Chimeron’s self-assembling glycoprotein-based nanoparticle technology can deliver a large cargo, including several genes or antigens of interest encapsulated in a single particle. This enables effective designs for broad-spectrum protection, while bypassing the need for technically difficult in vitro RNA synthesis.
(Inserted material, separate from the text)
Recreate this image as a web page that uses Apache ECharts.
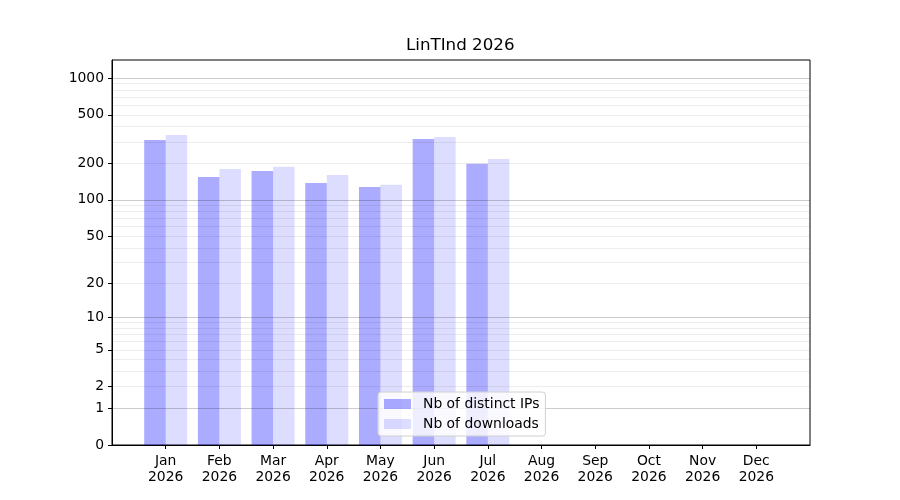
<!DOCTYPE html>
<html lang="en">
<head>
    <meta charset="UTF-8">
    <title>LinTInd 2026</title>
    <style>
        html, body { margin: 0; padding: 0; background: #fff; }
        #chart { width: 900px; height: 500px; }
    </style>
</head>
<body>
    <div id="chart"></div>
    <script src="https://cdn.jsdelivr.net/npm/echarts@6/dist/echarts.min.js"></script>
    <script>
        // data
        const months = ['Jan', 'Feb', 'Mar', 'Apr', 'May', 'Jun', 'Jul', 'Aug', 'Sep', 'Oct', 'Nov', 'Dec'];
        const year = '2026';
        const distinctIPs = [311, 154, 173, 138, 128, 317, 198];
        const downloads = [342, 180, 187, 160, 133, 329, 217];
        const tickValues = [0, 1, 2, 5, 10, 20, 50, 100, 200, 500, 1000];
        const majorGrid = [1, 10, 100, 1000];
        const minorGrid = [2, 3, 4, 5, 6, 7, 8, 9, 20, 30, 40, 50, 60, 70, 80, 90, 200, 300, 400, 500, 600, 700, 800, 900];

        // y scale is log10(1 + v)
        const tf = v => Math.log10(1 + v);
        const inv = t => Math.round(Math.pow(10, t) - 1);
        const yMax = 3.148;

        // one empty slot each side, like the axis margins of the original
        const cats = [''].concat(months.map(m => m + '\n' + year), ['']);
        const pad = arr => {
            const out = cats.map(() => null);
            arr.forEach((v, i) => { out[i + 1] = tf(v); });
            return out;
        };

        const font = 'DejaVu Sans';
        const chart = echarts.init(document.getElementById('chart'));

        const gridAxis = (vals, color) => ({
            type: 'value',
            min: 0,
            max: yMax,
            z: 3,
            axisLine: { show: false },
            axisLabel: { show: false, customValues: vals.map(tf) },
            axisTick: { show: false, customValues: vals.map(tf) },
            splitLine: { show: true, lineStyle: { color: color, width: 1 } }
        });

        chart.setOption({
            animation: false,
            title: {
                text: 'LinTInd 2026',
                left: 406,
                top: 37,
                padding: 0,
                textStyle: { fontFamily: font, fontSize: 16.7, fontWeight: 'normal', color: '#000' }
            },
            legend: {
                orient: 'vertical',
                left: 378,
                top: 392,
                padding: [5, 6, 5, 6],
                itemWidth: 27,
                itemHeight: 10,
                itemGap: 6,
                icon: 'rect',
                backgroundColor: 'rgba(255,255,255,0.8)',
                borderColor: '#d0d0d0',
                borderWidth: 1,
                borderRadius: 3,
                textStyle: { fontFamily: font, fontSize: 13.9, color: '#000', padding: [0, 0, 0, 7] },
                data: ['Nb of distinct IPs', 'Nb of downloads']
            },
            grid: {
                left: 112, right: 90, top: 60, bottom: 55,
                show: true,
                borderColor: '#000',
                borderWidth: 1
            },
            xAxis: {
                type: 'category',
                boundaryGap: false,
                data: cats,
                axisLine: { lineStyle: { color: '#000', width: 1 } },
                axisTick: {
                    length: 4,
                    lineStyle: { color: '#000' },
                    interval: idx => idx > 0 && idx < cats.length - 1
                },
                axisLabel: {
                    fontFamily: font, fontSize: 13.9, color: '#000',
                    lineHeight: 16, margin: 8,
                    interval: 0
                },
                splitLine: { show: false }
            },
            yAxis: [{
                type: 'value',
                min: 0,
                max: yMax,
                axisLine: { show: true, lineStyle: { color: '#000' } },
                axisTick: { show: true, length: 4, lineStyle: { color: '#000' }, customValues: tickValues.map(tf) },
                axisLabel: {
                    fontFamily: font, fontSize: 13.9, color: '#000', margin: 8,
                    padding: [2, 0, 0, 0],
                    customValues: tickValues.map(tf),
                    formatter: v => String(inv(v))
                },
                splitLine: { show: false }
            },
                gridAxis(minorGrid, 'rgba(0,0,0,0.07)'),
                gridAxis(majorGrid, 'rgba(0,0,0,0.2)')
            ],
            series: [{
                name: 'Nb of distinct IPs',
                type: 'bar',
                barWidth: 21.5,
                barGap: '0%',
                itemStyle: { color: 'rgba(0,0,255,0.33)' },
                data: pad(distinctIPs)
            }, {
                name: 'Nb of downloads',
                type: 'bar',
                barWidth: 21.5,
                barGap: '0%',
                itemStyle: { color: 'rgba(0,0,255,0.135)' },
                data: pad(downloads)
            }]
        });
    </script>
</body>
</html>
Furthermore, ChaESAR NLNP achieves activity in vivo in the picogram-to-nanogram RNA range and is stable at 4°C. The low-dose activity means the drug is likely to be less toxic, and the production mimics virus manufacturing workstreams and is therefore rapid and scalable.
Harnessing the targeted gene manipulation in cells enabled by ChaESAR, Chimeron is developing a compelling portfolio of innovative saRNA-based vaccines and therapeutics for infectious diseases, oncology and rare genetic disorders.
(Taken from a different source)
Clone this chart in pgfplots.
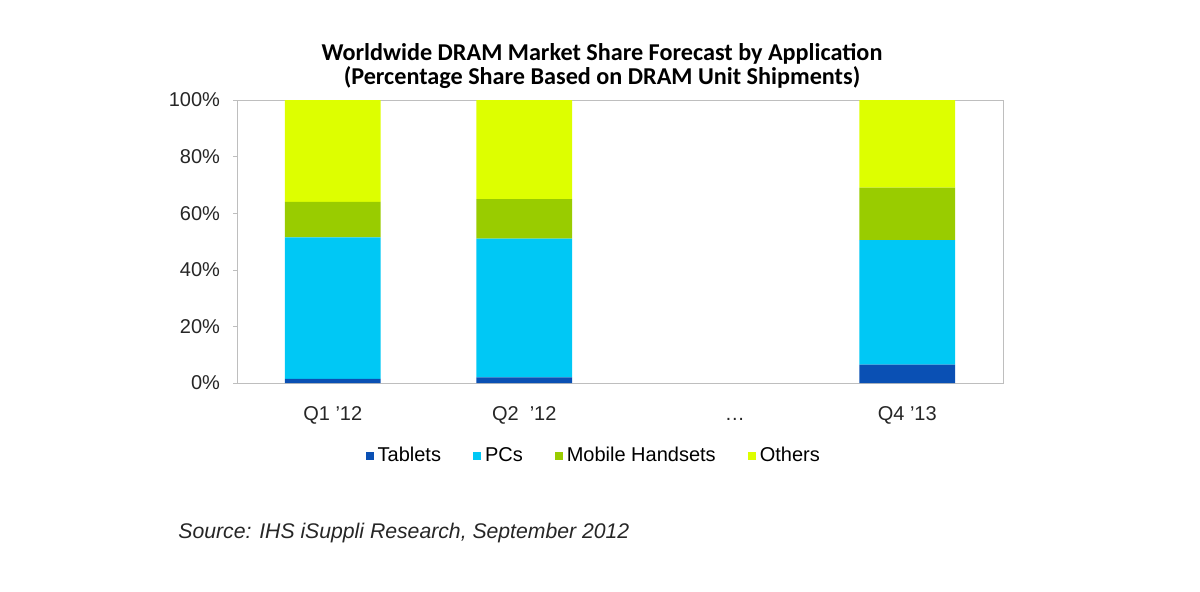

Targeting infectious diseases
The company’s work on infectious disease includes both viral and non-viral diseases.
Chimeron has two programs directed for the prevention of COVID-19, including its lead candidate, CB-106, a vaccine that delivers the SARS-CoV-2 spike gene as an saRNA. Preclinical studies in rodents and rabbits show that nanogram quantities of RNA result in seroconversion without adjuvants, and with no toxicity observed to date. In March 2022, the US National Institute of Allergy and Infectious Diseases (NIAID) initiated a preclinical assessment of CB-106. Chimeron is also testing NLNPs containing saRNAs against several COVID variants.
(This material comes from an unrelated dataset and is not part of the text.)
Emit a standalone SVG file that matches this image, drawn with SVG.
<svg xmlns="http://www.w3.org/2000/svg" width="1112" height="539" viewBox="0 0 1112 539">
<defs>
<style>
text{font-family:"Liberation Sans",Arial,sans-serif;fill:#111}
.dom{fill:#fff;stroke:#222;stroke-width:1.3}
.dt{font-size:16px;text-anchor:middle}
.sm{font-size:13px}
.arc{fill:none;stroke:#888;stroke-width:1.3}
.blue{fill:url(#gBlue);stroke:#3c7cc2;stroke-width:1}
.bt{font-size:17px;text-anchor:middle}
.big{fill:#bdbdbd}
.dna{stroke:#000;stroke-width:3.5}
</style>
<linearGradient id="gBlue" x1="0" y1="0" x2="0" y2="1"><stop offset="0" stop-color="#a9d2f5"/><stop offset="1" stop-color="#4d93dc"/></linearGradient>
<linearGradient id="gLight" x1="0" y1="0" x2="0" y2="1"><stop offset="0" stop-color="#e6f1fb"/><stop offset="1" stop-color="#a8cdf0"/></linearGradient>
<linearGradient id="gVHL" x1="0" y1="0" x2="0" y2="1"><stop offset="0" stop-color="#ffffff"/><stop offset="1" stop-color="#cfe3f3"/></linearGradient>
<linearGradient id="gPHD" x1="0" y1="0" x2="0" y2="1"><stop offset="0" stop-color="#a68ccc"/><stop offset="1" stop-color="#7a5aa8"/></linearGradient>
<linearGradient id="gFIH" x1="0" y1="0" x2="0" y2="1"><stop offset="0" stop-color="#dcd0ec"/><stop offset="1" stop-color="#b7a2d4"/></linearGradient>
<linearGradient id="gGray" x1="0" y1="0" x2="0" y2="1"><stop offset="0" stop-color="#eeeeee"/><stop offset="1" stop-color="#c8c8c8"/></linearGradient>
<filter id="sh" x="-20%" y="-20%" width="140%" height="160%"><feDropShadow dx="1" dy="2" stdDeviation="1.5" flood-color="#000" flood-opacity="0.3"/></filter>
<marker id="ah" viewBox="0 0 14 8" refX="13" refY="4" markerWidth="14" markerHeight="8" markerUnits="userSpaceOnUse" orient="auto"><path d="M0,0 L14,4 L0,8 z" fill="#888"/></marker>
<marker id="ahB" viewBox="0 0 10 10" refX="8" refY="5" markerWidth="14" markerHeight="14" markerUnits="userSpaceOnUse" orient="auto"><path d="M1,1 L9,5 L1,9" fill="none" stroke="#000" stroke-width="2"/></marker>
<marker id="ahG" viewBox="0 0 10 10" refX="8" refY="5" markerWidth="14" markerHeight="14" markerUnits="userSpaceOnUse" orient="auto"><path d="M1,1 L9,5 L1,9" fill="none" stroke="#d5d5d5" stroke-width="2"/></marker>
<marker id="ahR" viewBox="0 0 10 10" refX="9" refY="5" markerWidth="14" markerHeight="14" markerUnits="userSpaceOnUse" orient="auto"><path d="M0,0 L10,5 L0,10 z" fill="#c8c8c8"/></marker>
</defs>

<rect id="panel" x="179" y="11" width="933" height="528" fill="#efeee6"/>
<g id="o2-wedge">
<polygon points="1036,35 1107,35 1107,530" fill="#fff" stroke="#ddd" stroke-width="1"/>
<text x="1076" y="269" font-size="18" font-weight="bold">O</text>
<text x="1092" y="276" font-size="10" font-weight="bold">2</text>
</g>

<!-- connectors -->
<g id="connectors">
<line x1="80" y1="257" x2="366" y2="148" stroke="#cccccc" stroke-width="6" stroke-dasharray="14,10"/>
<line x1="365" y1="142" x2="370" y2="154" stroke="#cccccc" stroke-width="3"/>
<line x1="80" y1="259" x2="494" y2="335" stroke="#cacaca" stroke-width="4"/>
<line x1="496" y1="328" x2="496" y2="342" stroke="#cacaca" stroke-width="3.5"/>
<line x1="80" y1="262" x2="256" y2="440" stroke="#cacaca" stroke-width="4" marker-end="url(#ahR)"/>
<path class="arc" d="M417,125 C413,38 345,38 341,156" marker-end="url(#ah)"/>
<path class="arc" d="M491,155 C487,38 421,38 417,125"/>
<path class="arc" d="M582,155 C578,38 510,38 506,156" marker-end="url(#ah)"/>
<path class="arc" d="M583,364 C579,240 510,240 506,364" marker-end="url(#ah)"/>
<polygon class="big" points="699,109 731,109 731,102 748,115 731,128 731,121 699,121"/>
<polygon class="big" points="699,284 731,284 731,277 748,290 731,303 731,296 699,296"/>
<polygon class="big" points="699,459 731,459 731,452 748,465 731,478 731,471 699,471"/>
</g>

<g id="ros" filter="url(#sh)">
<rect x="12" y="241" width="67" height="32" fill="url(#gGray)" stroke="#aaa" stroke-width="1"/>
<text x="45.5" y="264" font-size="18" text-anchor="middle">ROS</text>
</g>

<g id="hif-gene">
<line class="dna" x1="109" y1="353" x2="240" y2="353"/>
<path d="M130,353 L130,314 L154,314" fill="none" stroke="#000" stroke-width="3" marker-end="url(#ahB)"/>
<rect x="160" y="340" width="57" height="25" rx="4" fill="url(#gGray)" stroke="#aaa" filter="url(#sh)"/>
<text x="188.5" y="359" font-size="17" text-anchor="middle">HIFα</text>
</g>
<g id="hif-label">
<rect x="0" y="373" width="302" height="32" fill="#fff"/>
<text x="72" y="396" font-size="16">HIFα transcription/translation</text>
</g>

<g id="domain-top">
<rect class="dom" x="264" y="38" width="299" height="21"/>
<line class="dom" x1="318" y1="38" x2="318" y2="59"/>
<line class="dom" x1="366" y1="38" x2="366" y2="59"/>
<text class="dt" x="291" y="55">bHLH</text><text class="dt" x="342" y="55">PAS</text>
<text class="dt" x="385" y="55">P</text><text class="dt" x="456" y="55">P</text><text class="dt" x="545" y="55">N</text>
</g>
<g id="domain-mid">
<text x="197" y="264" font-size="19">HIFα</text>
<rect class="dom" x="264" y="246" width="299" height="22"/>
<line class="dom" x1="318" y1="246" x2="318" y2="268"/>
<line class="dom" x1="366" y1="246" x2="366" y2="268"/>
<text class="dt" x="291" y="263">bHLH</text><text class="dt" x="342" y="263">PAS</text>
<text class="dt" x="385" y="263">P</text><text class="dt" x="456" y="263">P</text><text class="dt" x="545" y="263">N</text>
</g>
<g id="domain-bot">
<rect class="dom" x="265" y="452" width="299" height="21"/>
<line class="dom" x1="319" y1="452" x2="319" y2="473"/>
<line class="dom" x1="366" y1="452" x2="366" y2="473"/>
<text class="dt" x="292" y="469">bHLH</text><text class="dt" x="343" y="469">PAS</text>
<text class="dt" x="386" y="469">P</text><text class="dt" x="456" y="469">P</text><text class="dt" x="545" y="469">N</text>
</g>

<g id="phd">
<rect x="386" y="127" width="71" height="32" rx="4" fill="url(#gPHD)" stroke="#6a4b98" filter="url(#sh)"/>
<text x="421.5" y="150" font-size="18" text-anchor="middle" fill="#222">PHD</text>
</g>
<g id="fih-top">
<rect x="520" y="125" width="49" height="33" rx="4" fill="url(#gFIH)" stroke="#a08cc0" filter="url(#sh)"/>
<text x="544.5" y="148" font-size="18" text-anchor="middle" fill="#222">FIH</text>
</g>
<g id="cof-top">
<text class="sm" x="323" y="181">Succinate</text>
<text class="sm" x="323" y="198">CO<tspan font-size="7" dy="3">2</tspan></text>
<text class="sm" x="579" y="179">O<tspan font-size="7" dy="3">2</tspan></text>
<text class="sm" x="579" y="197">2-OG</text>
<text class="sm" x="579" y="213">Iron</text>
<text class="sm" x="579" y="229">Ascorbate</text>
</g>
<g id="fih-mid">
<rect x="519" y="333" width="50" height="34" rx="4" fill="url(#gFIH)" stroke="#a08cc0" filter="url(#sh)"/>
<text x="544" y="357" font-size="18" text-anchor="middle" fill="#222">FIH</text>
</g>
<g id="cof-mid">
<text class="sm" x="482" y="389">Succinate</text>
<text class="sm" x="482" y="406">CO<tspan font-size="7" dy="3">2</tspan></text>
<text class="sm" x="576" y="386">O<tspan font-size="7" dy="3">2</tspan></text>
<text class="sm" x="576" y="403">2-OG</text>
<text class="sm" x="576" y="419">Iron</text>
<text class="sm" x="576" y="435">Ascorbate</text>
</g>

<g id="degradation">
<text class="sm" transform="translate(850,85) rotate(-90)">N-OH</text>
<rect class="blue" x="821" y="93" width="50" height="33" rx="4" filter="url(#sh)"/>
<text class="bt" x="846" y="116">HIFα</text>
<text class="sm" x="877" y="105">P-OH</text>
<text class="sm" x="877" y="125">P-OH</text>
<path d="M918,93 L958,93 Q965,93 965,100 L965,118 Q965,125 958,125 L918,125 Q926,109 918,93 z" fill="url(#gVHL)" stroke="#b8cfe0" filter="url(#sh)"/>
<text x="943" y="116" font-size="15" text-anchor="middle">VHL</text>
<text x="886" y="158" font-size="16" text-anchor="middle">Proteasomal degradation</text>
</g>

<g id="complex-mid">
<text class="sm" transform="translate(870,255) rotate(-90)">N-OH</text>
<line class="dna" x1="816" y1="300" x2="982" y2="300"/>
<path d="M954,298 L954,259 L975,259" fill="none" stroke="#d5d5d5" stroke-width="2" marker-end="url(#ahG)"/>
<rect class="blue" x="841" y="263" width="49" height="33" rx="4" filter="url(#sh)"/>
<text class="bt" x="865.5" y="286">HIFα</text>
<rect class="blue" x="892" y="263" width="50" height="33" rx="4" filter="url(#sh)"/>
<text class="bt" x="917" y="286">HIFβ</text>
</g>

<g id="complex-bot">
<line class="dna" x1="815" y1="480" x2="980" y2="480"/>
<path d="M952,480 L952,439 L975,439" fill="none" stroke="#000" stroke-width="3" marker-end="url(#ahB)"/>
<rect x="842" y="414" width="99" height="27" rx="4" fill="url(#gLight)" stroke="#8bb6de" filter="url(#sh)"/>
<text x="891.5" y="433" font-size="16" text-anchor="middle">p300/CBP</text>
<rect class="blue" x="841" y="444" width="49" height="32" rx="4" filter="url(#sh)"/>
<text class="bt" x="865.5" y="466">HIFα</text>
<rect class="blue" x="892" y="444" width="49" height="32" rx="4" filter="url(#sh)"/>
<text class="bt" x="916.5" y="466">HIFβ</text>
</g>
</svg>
The longer-term aim is to develop single-shot RNA vaccines that can deliver broad-spectrum protection against multiple variants or infectious agents. This could mean, for example, producing NLNPs for protection against several COVID variants, or combining saRNAs against influenza and COVID in the same particle, according to Chendrimada.
ChaESAR also has exciting potential for tackling malaria. Current malaria vaccination has only 36% efficacy because the single antigen it targets is relevant to only one point in the life cycle of the parasite. Taking advantage of the antigens identified for all life-cycle stages, Chimeron is planning to use ChaESAR to simultaneously deliver multiple antigens against the parasite, to successfully fight infection whatever phase the parasite is in.
“Our transformative platform enables the design of broad-spectrum vaccines that not only are low-dose and can, therefore, vaccinate many more people, but are also easy to manufacture, store and distribute via existing workstreams and networks,” said Jolly Mazumdar, CEO of Chimeron Bio.
Additionally, Chimeron’s pipeline includes four RNA therapeutics programs for treating solid tumors. Each program delivers multiple genes, and the designs range from an off-the-shelf personalized cancer vaccine (lead program CB-101) to cytokine delivery for modulating the tumor microenvironment. Preclinical data show that CB-101 inhibits tumor growth in vivo and demonstrates translational activity in human cancer cell lines.
The company also has a gene-therapy program, CB-151, for patients with alpha-1 antitrypsin deficiency (AATD), a rare genetic disease involving a toxic mutated form of AAT that can cause distinct lung and liver problems. Uniquely, CB-151 delivers both a healthy saRNA and a small interfering RNA to provide functional AAT and reduce mutant AAT, respectively, with in vitro data in liver cells confirming the feasibility of such a particle design.
Open for partnering
With such broad and translatable technology capabilities, Chimeron is open to a variety of collaborations. Potential partnerships include biopharma companies looking to develop novel vaccines with broad-spectrum protection against infectious diseases via the co-delivery of multiple antigens, for a heterologous prime-boost approach, or by leveraging the ChaESAR NLNP for low-dose durable expression of target genes or antigens.
“We are using our first-in-class platform to transform RNA therapy,” said Mazumdar. “Our novel therapeutics and vaccines are highly differentiated and stand to improve patient access and outcomes worldwide.”